> Exercise task:
Scan the data below and pick out the lines containing the word "chart".

**********

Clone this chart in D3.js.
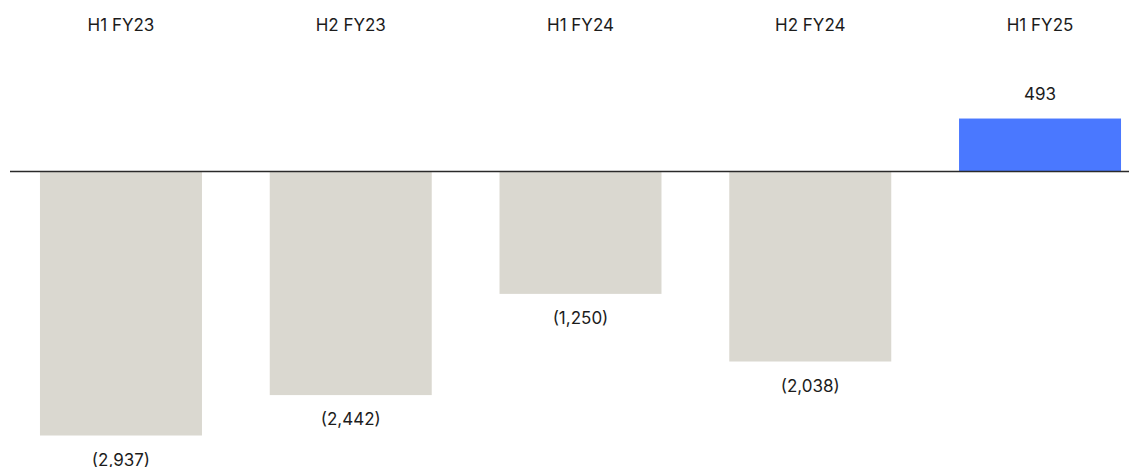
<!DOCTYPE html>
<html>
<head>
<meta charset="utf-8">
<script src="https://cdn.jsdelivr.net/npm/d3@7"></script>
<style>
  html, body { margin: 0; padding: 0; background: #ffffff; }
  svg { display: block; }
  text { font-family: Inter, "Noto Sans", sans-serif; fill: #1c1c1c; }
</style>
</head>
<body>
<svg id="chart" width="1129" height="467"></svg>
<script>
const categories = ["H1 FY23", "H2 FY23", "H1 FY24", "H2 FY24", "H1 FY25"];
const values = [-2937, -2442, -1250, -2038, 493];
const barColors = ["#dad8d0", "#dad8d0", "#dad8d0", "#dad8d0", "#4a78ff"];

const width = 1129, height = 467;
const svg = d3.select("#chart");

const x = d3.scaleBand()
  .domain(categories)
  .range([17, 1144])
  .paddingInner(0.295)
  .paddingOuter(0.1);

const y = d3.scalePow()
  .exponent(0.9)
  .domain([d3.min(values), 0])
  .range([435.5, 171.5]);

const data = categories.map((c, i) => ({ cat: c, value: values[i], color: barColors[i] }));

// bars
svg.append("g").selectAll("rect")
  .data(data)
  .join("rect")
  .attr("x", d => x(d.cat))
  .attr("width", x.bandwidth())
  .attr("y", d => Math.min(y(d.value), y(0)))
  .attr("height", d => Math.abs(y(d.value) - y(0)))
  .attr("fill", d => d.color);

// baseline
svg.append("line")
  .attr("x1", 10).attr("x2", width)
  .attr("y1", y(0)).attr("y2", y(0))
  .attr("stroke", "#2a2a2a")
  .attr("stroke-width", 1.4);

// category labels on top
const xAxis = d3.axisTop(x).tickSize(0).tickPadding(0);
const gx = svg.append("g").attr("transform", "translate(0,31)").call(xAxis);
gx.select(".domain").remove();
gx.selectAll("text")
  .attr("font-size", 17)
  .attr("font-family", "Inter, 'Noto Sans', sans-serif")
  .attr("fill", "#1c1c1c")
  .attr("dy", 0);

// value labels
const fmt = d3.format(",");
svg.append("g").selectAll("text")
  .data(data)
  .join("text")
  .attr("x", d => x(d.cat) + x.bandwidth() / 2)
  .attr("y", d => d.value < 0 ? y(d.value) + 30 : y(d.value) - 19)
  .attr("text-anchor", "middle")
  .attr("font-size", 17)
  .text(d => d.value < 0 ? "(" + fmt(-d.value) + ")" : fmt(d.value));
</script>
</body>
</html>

**********

> Full response:
Clone this chart in D3.js.
<svg id="chart" width="1129" height="467"></svg>
const svg = d3.select("#chart");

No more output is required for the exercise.